The students decorate their sunny showplace with homemade garden ornaments as well as flowers. Here's a wall hanging created out of broken umbrellas:

Well and good

This is an addendum to my previous blogpost.

When our Image Awareness Consultant came to the end of her presentation she concluded with the maxim,
If you look good, you feel good, and if you feel good, you do good.
which I admit did make me think, that's true enough! On further reflection, though, I wondered if she meant: if you feel good, you do well, because nowadays, especially in North America, good is often a substitute for well, and people don't always grasp the difference between adjective and adverb nor the significance of what they're saying.

–– How are you? How are you doing?
–– Good, thanks. I'm good. 

This exchange is so commonplace that I've caught myself coming out with it (shock! horror!) but at least I'm conscious of the rule I'm breaking.

Everyone, except maybe an autistic person, uses language in order to fit in with a crowd, a way of behaving that's just as normal as dressing to impress other people. The first thing we notice about a stranger is the way they look, but the next thing we notice is the way they speak. Or maybe vice versa if we have our backs to them and hear them coming. What I was poking fun at in Friday's blogpost wasn't so much the advice that lady gave as the phrases she was using.
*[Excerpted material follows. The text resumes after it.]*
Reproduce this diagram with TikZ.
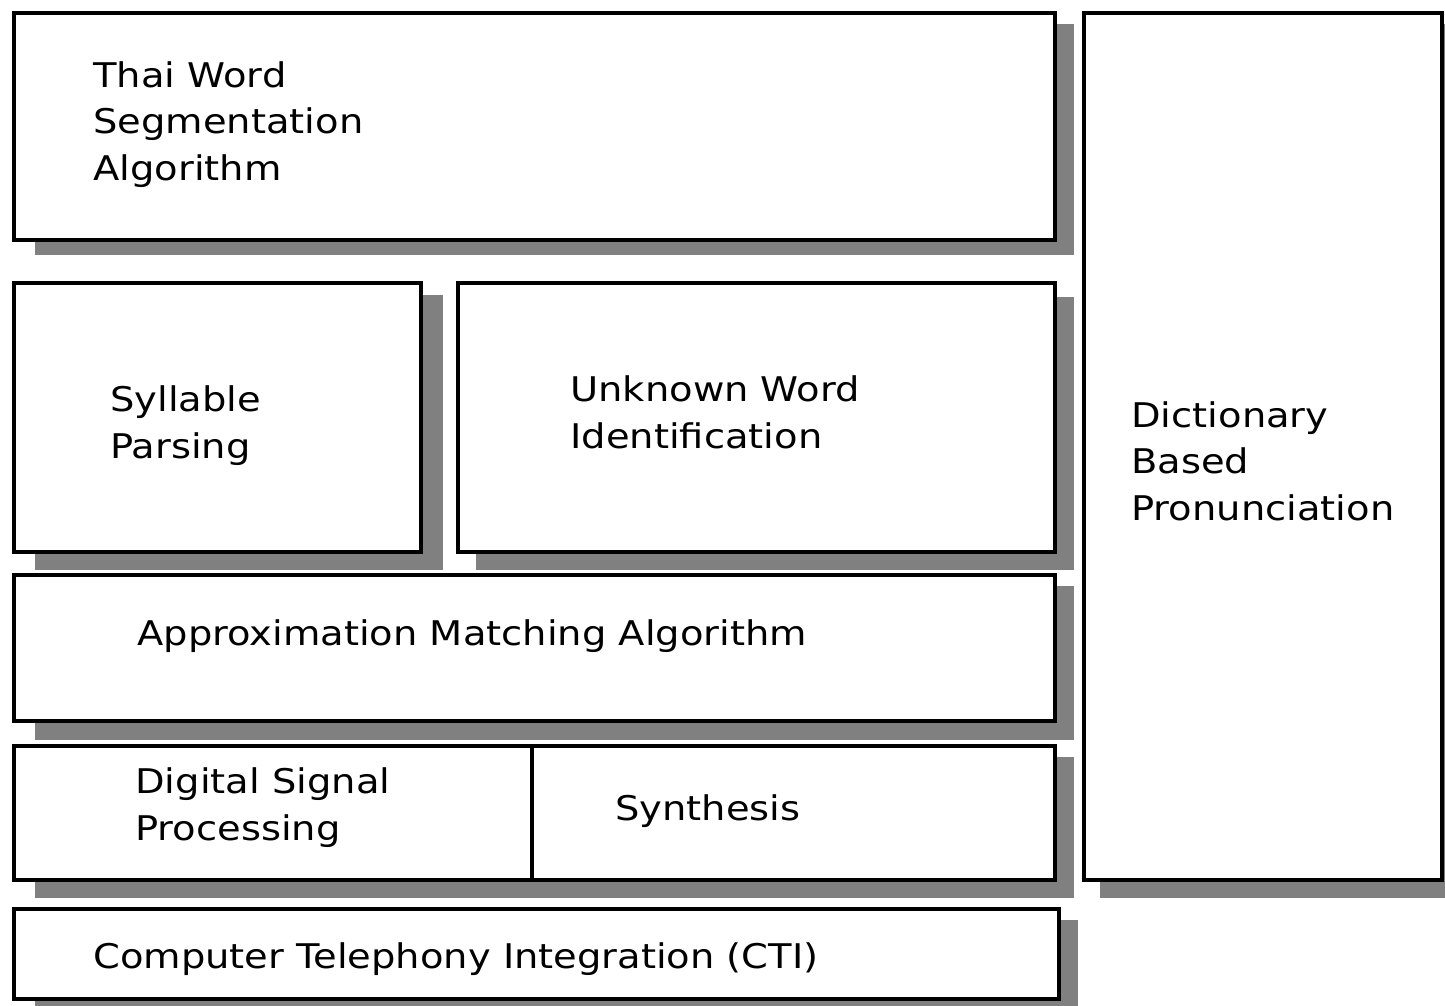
\documentclass[tikz,border=0pt]{standalone}
\usepackage{fontspec}
\setmainfont{DejaVu Sans}[FakeStretch=1.13]
\begin{document}
\begin{tikzpicture}[x=0.5pt,y=-0.5pt,
  shadowbox/.style={fill=black!50,draw=none},
  layerbox/.style={fill=white,draw=black,line width=2pt},
  label/.style={anchor=base west,inner sep=0pt,align=left,font=\fontsize{17}{23.25}\selectfont}]
\useasboundingbox (0,0) rectangle (1445,1006);
\begin{scope}
\clip (0,0) rectangle (1445,1006);
% shadows
\fill[shadowbox] (35,24) rectangle (1074,255);
\fill[shadowbox] (35,295) rectangle (443,570);
\fill[shadowbox] (476,297) rectangle (1074,570);
\fill[shadowbox] (35,586) rectangle (1074,740);
\fill[shadowbox] (35,757) rectangle (1074,898);
\fill[shadowbox] (35,920) rectangle (1078,1012);
\fill[shadowbox] (1100,24) rectangle (1462,898);
% boxes (line centres)
\draw[layerbox] (14,13) rectangle (1055,240);
\draw[layerbox] (14,283) rectangle (421,552);
\draw[layerbox] (458,283) rectangle (1055,552);
\draw[layerbox] (14,575) rectangle (1055,721);
\draw[layerbox] (14,746) rectangle (1055,880);
\coordinate (divtop) at (532,746);
\coordinate (divbot) at (532,880);
\draw[line width=2pt] (divtop) -- (divbot);
\draw[layerbox] (14,909) rectangle (1059,999);
\draw[layerbox] (1084,13) rectangle (1442,880);
\end{scope}
% labels (multi-line nodes: base = last line)
\node[label] (thai) at (93,180) {Thai Word\\Segmentation\\Algorithm};
\node[label] (syl) at (110,458) {Syllable\\Parsing};
\node[label] (unk) at (570,448) {Unknown Word\\Identification};
\node[label] (dict) at (1131,520) {Dictionary\\Based\\Pronunciation};
\node[label] (approx) at (137,645) {Approximation Matching Algorithm};
\node[label] (dsp) at (135,840) {Digital Signal\\Processing};
\node[label] (syn) at (615,820) {Synthesis};
\node[label] (cti) at (93,968) {Computer Telephony Integration (CTI)};
\end{tikzpicture}
\end{document}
My daughter sent me an email, saying
I enjoyed your clothes blog! Won’t comment online...
so I'd better not quote from her too much. She did say, however:
there is a serious side to this [...] For some women dressing well and wearing makeup gives them the confidence to do what they otherwise couldn’t do. Even more seriously I once read that the first thing they gave women liberated from Concentration Camps at the end of the war was lipstick – even while they were starving and naked. Some women died within a day, but that lipstick gave them a few moments of being human again before they did. 
Another thing that's occurred to me since I published the last blogpost is that Shakespeare's Taming of the Shrew is all about Image Awareness, several of the characters in it (Lucentio, Tranio and company) pretending for all they're worth to be something that they're not. Petruchio isn't half as bad as he makes himself out to be. Bianca isn't half as good. Katherina the Shrew herself learns from experience that her reputation as a girl who indulges in temper tantrums doesn't do her any good, so she's persuaded by her husband to adopt a far more effective image.